Oh, the tragic irony: These "life-saving" cancer drugs could eat up your entire life savin

• http://www.naturalnews.com

(NaturalNews) The pharmaceutical industry is generally known to be a greed-driven, profiteering racket. However, the real danger for average Americans isn't just getting ripped off while suffering horrific side effects as a result of taking drugs — it's the threat of going bankrupt simply due to having a chronic illness for which the medical-industrial complex now prescribes "cures" that cost upwards of tens of thousands of dollars to manage.

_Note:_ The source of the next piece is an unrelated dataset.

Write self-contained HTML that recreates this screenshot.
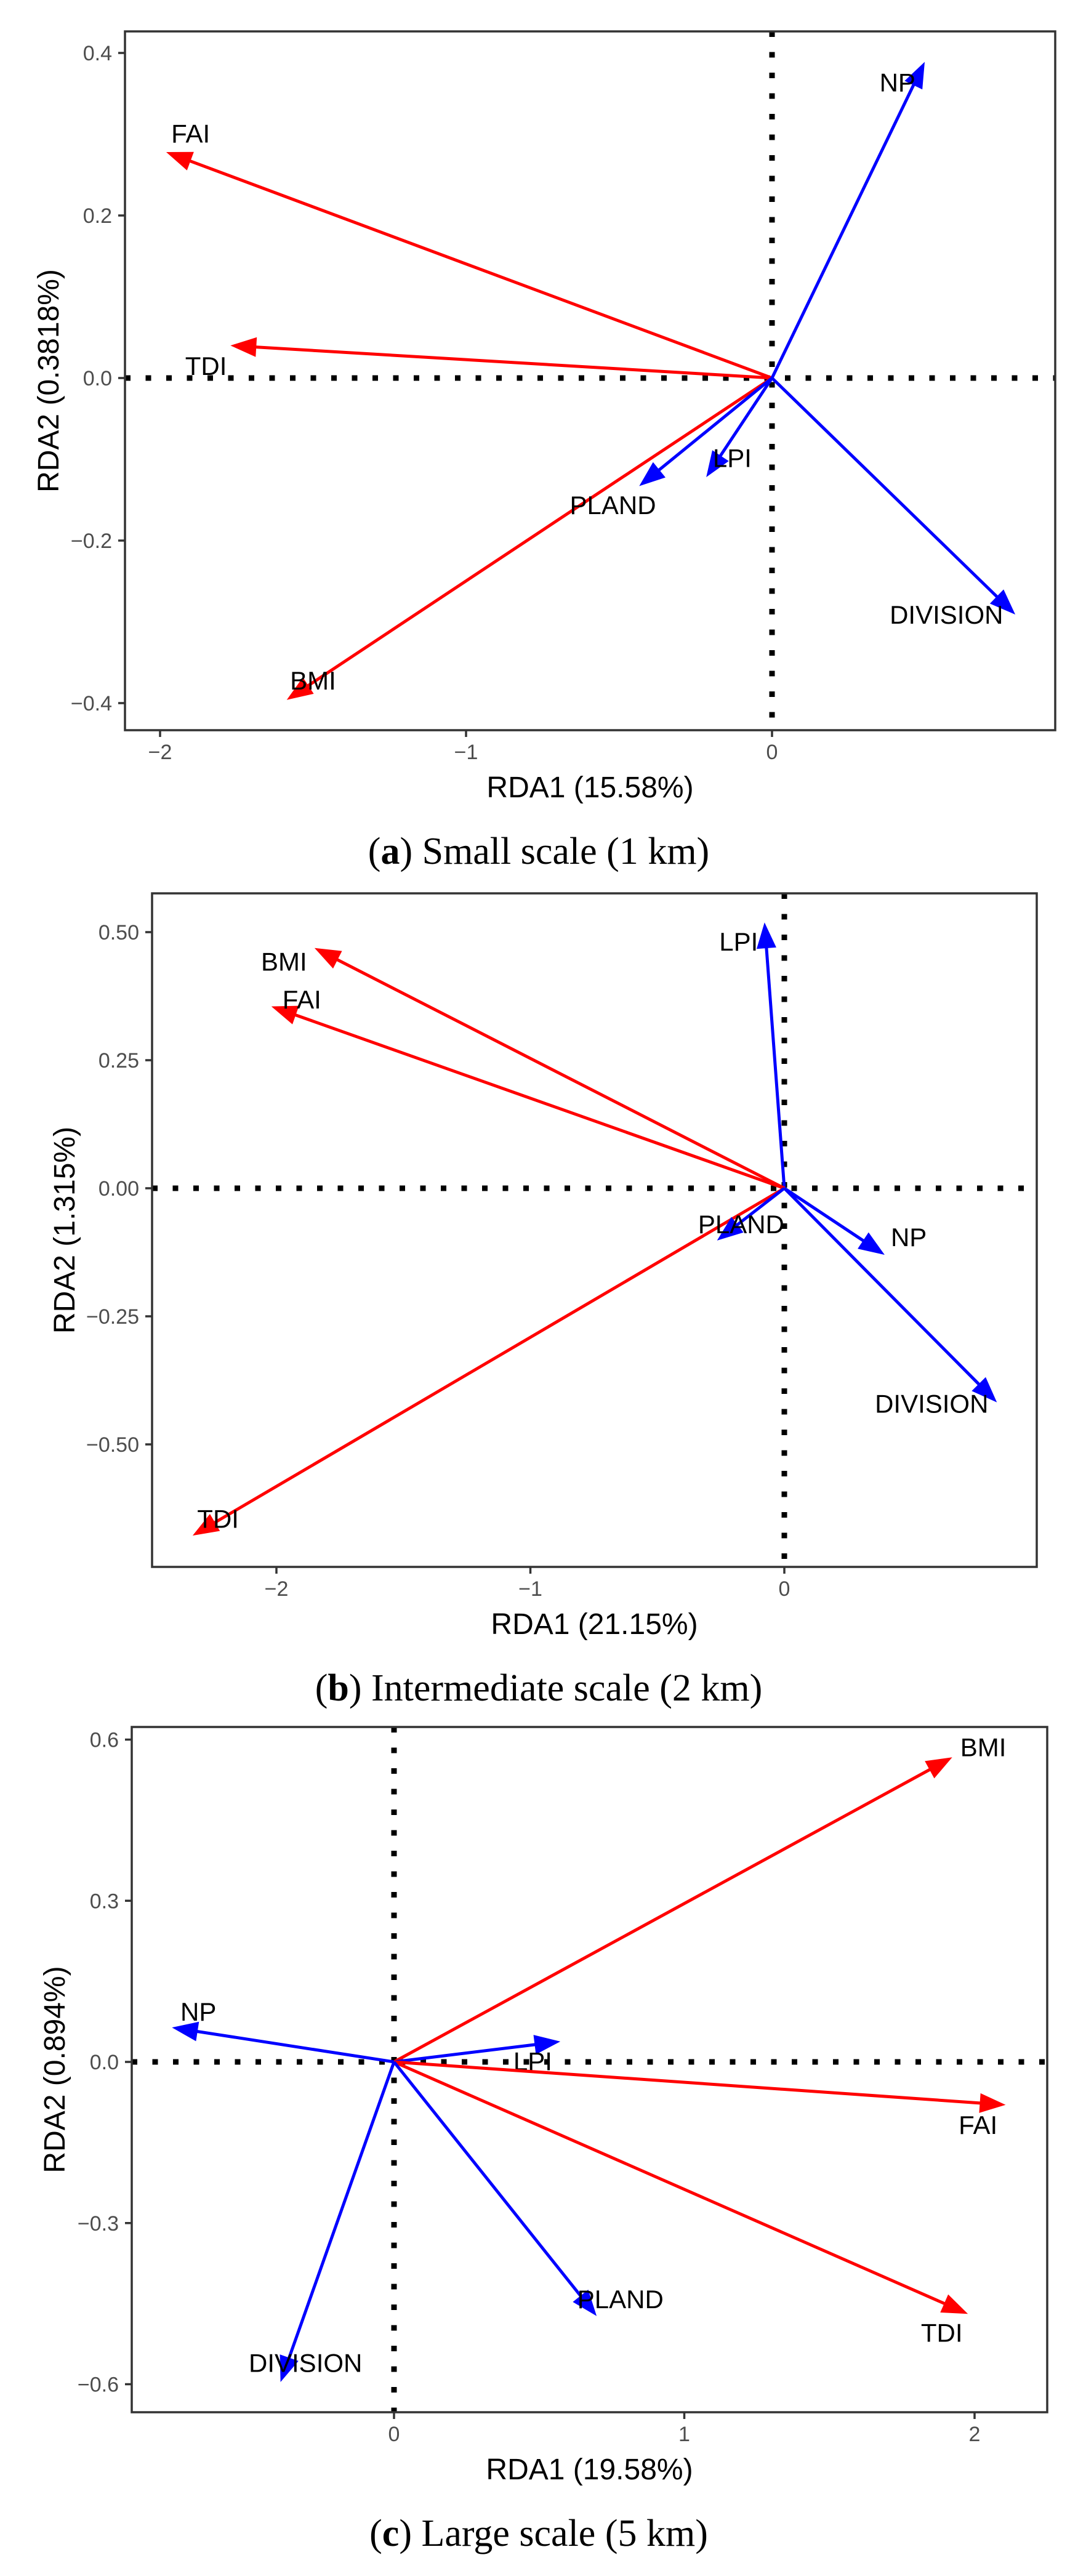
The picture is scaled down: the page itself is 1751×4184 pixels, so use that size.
<!DOCTYPE html>
<html><head><meta charset="utf-8"><title>RDA biplots</title>
<style>
html,body{margin:0;padding:0;background:#fff;}
svg{display:block;}
.tick{font-family:"Liberation Sans",sans-serif;font-size:34px;fill:#4d4d4d;}
.lab{font-family:"Liberation Sans",sans-serif;font-size:42px;fill:#000;}
.title{font-family:"Liberation Sans",sans-serif;font-size:48px;fill:#000;}
.cap{font-family:"Liberation Serif",serif;font-size:62px;fill:#000;}
</style></head>
<body>
<svg id="fig" width="1751" height="4184" viewBox="0 0 1751 4184" xmlns="http://www.w3.org/2000/svg"></svg>
<script>
// ---- Panel a data ----
const namesA = ["FAI","TDI","BMI","NP","DIVISION","PLAND","LPI"];
const typeA = ["env","env","env","land","land","land","land"];
const rda1A = [-1.98,-1.77,-1.586,0.499,0.795,-0.434,-0.215];
const rda2A = [0.278,0.040,-0.396,0.389,-0.291,-0.133,-0.122];
const labXA = [-1.90,-1.85,-1.50,0.41,0.57,-0.52,-0.13];
const labYA = [0.301,0.015,-0.372,0.364,-0.291,-0.156,-0.098];
const xTicksA = [-2,-1,0];
const xTickLabelsA = ["\u22122","\u22121","0"];
const yTicksA = [0.4,0.2,0,-0.2,-0.4];
const yTickLabelsA = ["0.4","0.2","0.0","\u22120.2","\u22120.4"];

// ---- Panel b data ----
const namesB = ["LPI","BMI","FAI","TDI","PLAND","NP","DIVISION"];
const typeB = ["land","env","env","env","land","land","land"];
const rda1B = [-0.078,-1.85,-2.02,-2.33,-0.265,0.395,0.837];
const rda2B = [0.519,0.469,0.355,-0.678,-0.102,-0.130,-0.418];
const labXB = [-0.18,-1.97,-1.90,-2.23,-0.17,0.49,0.58];
const labYB = [0.482,0.443,0.369,-0.645,-0.070,-0.095,-0.420];
const xTicksB = [-2,-1,0];
const xTickLabelsB = ["\u22122","\u22121","0"];
const yTicksB = [0.5,0.25,0,-0.25,-0.5];
const yTickLabelsB = ["0.50","0.25","0.00","\u22120.25","\u22120.50"];

// ---- Panel c data ----
const namesC = ["BMI","NP","LPI","FAI","TDI","PLAND","DIVISION"];
const typeC = ["env","land","land","env","env","land","land"];
const rda1C = [1.923,-0.765,0.573,2.107,1.977,0.698,-0.391];
const rda2C = [0.567,0.064,0.038,-0.080,-0.469,-0.473,-0.596];
const labXC = [2.03,-0.674,0.478,2.012,1.887,0.780,-0.305];
const labYC = [0.586,0.094,0.002,-0.117,-0.504,-0.441,-0.560];
const xTicksC = [0,1,2];
const xTickLabelsC = ["0","1","2"];
const yTicksC = [0.6,0.3,0,-0.3,-0.6];
const yTickLabelsC = ["0.6","0.3","0.0","\u22120.3","\u22120.6"];

const NS = "http://www.w3.org/2000/svg";
const svg = document.getElementById("fig");
function mk(tag, attrs, parent){
  const e = document.createElementNS(NS, tag);
  for (const k in attrs) e.setAttribute(k, attrs[k]);
  (parent||svg).appendChild(e);
  return e;
}

function panel(cfg){
  const g = mk("g", {});
  
  
  const xs = v => cfg.x0 + cfg.xu * v;
  const ys = v => cfg.y0 - cfg.yu * v;
  const dot = {stroke:"#000","stroke-width":9,"stroke-dasharray":"9 24.5",fill:"none"};
  const hl = mk("line", Object.assign({x1:cfg.L,y1:ys(0),x2:cfg.R,y2:ys(0)},dot), g);
  
  
  const vl = mk("line", Object.assign({x1:xs(0),y1:cfg.T,x2:xs(0),y2:cfg.B},dot), g);
  
  
  for (let i=0;i<cfg.names.length;i++){
    const col = cfg.types[i]==="env" ? "#ff0000" : "#0000ff";
    const tx = xs(cfg.r1[i]), ty = ys(cfg.r2[i]);
    const ox = xs(0), oy = ys(0);
    const dx = tx-ox, dy = ty-oy, len = Math.hypot(dx,dy);
    const ux = dx/len, uy = dy/len, hl2 = 42, hw = 16;
    const bx = tx-ux*hl2, by = ty-uy*hl2;
    const ln = mk("line",{x1:ox,y1:oy,x2:bx+ux*4,y2:by+uy*4,stroke:col,"stroke-width":5}, g);
    
    
    const hd = mk("polygon",{points:`${tx},${ty} ${bx-uy*hw},${by+ux*hw} ${bx+uy*hw},${by-ux*hw}`,fill:col}, g);
    
    
    const t = mk("text",{x:xs(cfg.lx[i]),y:ys(cfg.ly[i])+15,"text-anchor":"middle",class:"lab"}, g);
    t.textContent = cfg.names[i];
    
    
  }
  const fr = mk("rect",{x:cfg.L,y:cfg.T,width:cfg.R-cfg.L,height:cfg.B-cfg.T,fill:"none",stroke:"#333","stroke-width":3.5}, g);
  
  
  for (let i=0;i<cfg.xt.length;i++){
    const x = xs(cfg.xt[i]);
    const tk = mk("line",{x1:x,y1:cfg.B,x2:x,y2:cfg.B+11,stroke:"#333","stroke-width":3.5}, g);
    
    
    const t = mk("text",{x:x,y:cfg.B+47,"text-anchor":"middle",class:"tick"}, g);
    t.textContent = cfg.xtl[i];
    
    
  }
  for (let i=0;i<cfg.yt.length;i++){
    const y = ys(cfg.yt[i]);
    const tk = mk("line",{x1:cfg.L-11,y1:y,x2:cfg.L,y2:y,stroke:"#333","stroke-width":3.5}, g);
    
    
    const t = mk("text",{x:cfg.L-21,y:y+12,"text-anchor":"end",class:"tick"}, g);
    t.textContent = cfg.ytl[i];
    
    
  }
  const xt = mk("text",{x:(cfg.L+cfg.R)/2,y:cfg.B+109,"text-anchor":"middle",class:"title"}, g);
  xt.textContent = cfg.xtitle;
  
  
  const ycx = cfg.ytx, ycy = (cfg.T+cfg.B)/2;
  const yt = mk("text",{x:ycx,y:ycy,"text-anchor":"middle",class:"title",transform:`rotate(-90 ${ycx} ${ycy})`,"font-size":"50"}, g);
  yt.textContent = cfg.ytitle;
  
  
  const cp = mk("text",{x:875,y:cfg.B+217,"text-anchor":"middle",class:"cap"}, g);
  const b = document.createElementNS(NS,"tspan"); b.textContent="(";
  cp.appendChild(b);
  const bb = document.createElementNS(NS,"tspan"); bb.setAttribute("font-weight","bold"); bb.textContent=cfg.letter;
  cp.appendChild(bb);
  const rest = document.createElementNS(NS,"tspan"); rest.textContent=") " + cfg.caption;
  cp.appendChild(rest);
  
  
}

panel({id:"a",L:203,R:1714,T:51,B:1186,x0:1254,xu:497,y0:614,yu:1320,
  names:namesA,types:typeA,r1:rda1A,r2:rda2A,lx:labXA,ly:labYA,
  xt:xTicksA,xtl:xTickLabelsA,yt:yTicksA,ytl:yTickLabelsA,
  xtitle:"RDA1 (15.58%)",ytitle:"RDA2 (0.3818%)",ytx:95,letter:"a",caption:"Small scale (1 km)"});
panel({id:"b",L:247,R:1684,T:1451,B:2545,x0:1274,xu:412.5,y0:1930,yu:832,
  names:namesB,types:typeB,r1:rda1B,r2:rda2B,lx:labXB,ly:labYB,
  xt:xTicksB,xtl:xTickLabelsB,yt:yTicksB,ytl:yTickLabelsB,
  xtitle:"RDA1 (21.15%)",ytitle:"RDA2 (1.315%)",ytx:121,letter:"b",caption:"Intermediate scale (2 km)"});
panel({id:"c",L:214,R:1701,T:2805,B:3918,x0:640,xu:471.5,y0:3349,yu:872.5,
  names:namesC,types:typeC,r1:rda1C,r2:rda2C,lx:labXC,ly:labYC,
  xt:xTicksC,xtl:xTickLabelsC,yt:yTicksC,ytl:yTickLabelsC,
  xtitle:"RDA1 (19.58%)",ytitle:"RDA2 (0.894%)",ytx:105,letter:"c",caption:"Large scale (5 km)"});
</script>
</body></html>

Cancer is arguably the biggest profiteering disease of all. It's the one condition that will never have a cure — at least, that you'll hear about in the mainstream media — and will perpetually be assigned "experimental" treatments that would drain your entire bank account in a year or less. Here's an overview of some of these so-called experimental drugs and the costs associated with each:

1. Portrazza (necitumumab) by Eli Lilly & Co.
This experimental lung cancer drug doesn't cure lung cancer, of course, but its manufacturer claims that when combined with chemotherapy, it might help extend a patient's lifespan by a mere month and a half. The cost? As much as $1,309 per three-week cycle, according to The Washington Post. This translates to a cost of more than $22,500 annually.

The average working American earns about $46,500 annually in taxable wages, according to the Social Security Administration (SSA). This is just slightly more than double the cost of getting treated with necitumumab for a year, assuming a person making this amount of money actually saved $22,500 of his earnings for such treatment.

However, the reality is that the average American household — not individual, since the the amount for an individual is probably a lot lower than this — saves about $4,900 of its annual earnings in the bank for a rainy day. At $1,309 per three-week cycle, treatment with necitumumab would drain a family's yearly savings in less than three months.